Tutto questo senza una scadenza certa, mentre Cina e India hanno annunciato la costruzione di 100 nuove centrali a carbone. Il termine per la fine dell’era del carbone era indicato come imminente, poi è slittato al 2030, infine in un generico «prima possibile». Nel frattempo, a Glasgow il premier indiano Narendra Modi ha fissato come data per l’obiettivo il 2070.

In ambito internazionale, dove i singoli Stati di fatto cedono un pezzettino della loro sovranità poiché ritengono che sia necessario per conseguire risultati globali, questi accordi dovrebbero funzionare esattamente come un contratto. Primo: scritto il testo di questo documento vengono apposte volontariamente, e quindi in libertà, le firme dei singoli contraenti che rappresentano l’adesione a quanto contenuto. Secondo: le norme del contratto risultano vincolanti per i contraenti e il loro rispetto, nel caso in cui i contraenti giungano a una controversia, viene affidato a una figura o istituzione che, ovviamente, non sono i contraenti stessi bensì – nel caso specifico – un organo di giustizia.

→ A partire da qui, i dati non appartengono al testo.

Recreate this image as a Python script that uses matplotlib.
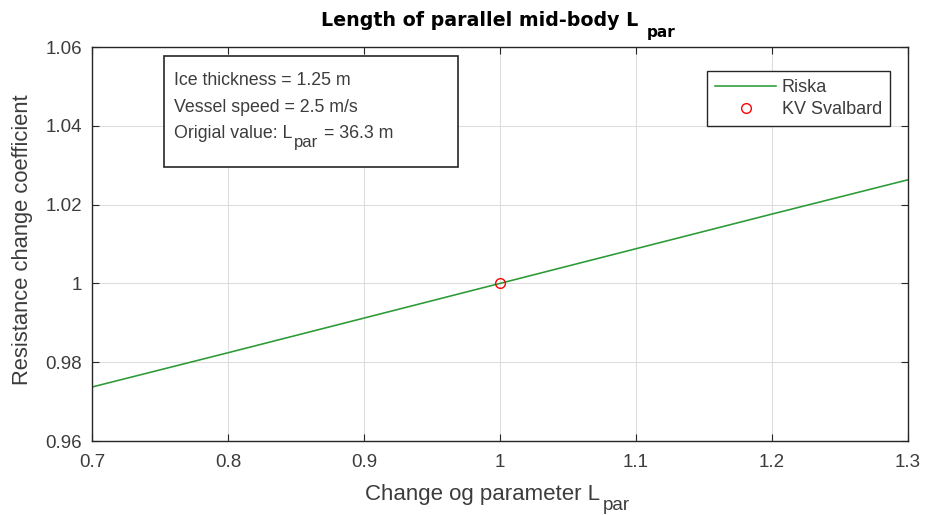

Del resto, è difficile che in una controversia, sorta per il mancato rispetto dei patti, colui che non li ha rispettati si autoaccusi, si flagelli o indossi l’antico cilicio infliggendosi una pena corporale riparativa, come da regole monastiche varie. È più ragionevole che sia una autorità «super partes» a decidere chi ha ragione e chi ha torto. Non può messere una singola «pars».

Bene, questo elemento del contratto, e quindi dei trattati internazionali sul clima, non esiste perché in sostanza i singoli Stati sono tenuti a presentare una relazione sul propria applicazione di quanto deciso: in altre parole, una sorta di autocertificazione. Ora, o si pensa che tutti gli Stati siano retti da uomini integerrimi che avendo letto e riletto le opere di Immanuel Kant sono convinti che il dovere si rispetta in quanto dovere, indipendentemente da sensazioni, sentimenti e tantomeno interessi. Come diceva il filosofo tedesco: «Devo perché devo». Si chiama deontologia.

I responsabili di questi incontri internazionali sono diventati tutti di stretta osservanza kantiana? Noi francamente non ci crediamo. E non perché siamo pessimisti sulla natura umana, ma perché siamo realisti e sappiamo che il controllo delle regole non può essere affidato a chi quelle regole le deve rispettare. Si chiama mondo dei sogni che potremmo riassumere nella formula (con massimo rispetto del filosofo di Königsberg) «Kant che ti pass».

Terzo elemento: poiché la natura umana è fallibilissima, specialmente nell’adesione alle leggi (e ciò vale anche per chi governa le società umane), da sempre la sanzione per chi non rispetta le regole è un deterrente. Colui che non trasgredisce sa che incorrerà in una pena proporzionale alla colpa commessa. Peccato che non solo non ci sia un organo di controllo, ma in questi accordi non esistano neanche eventuali sanzioni.

L’esultanza che circondò l’accordo scaturito dalla Cop21 svoltasi a Parigi nel 2015 è la stessa per il recente G20 svoltosi a Roma, identica a quella che ha preceduto e certamente seguirà alla Cop26 iniziata a Glasgow il 31 ottobre – addirittura con la presenza di Leonardo DiCaprio – e che si concluderà il 12 novembre. Capirete bene che è ben difficile partecipare a questo entusiasmo. E non perché non crediamo che non ci esista un problema ecologico enorme, ma perché non crediamo a questi accordi.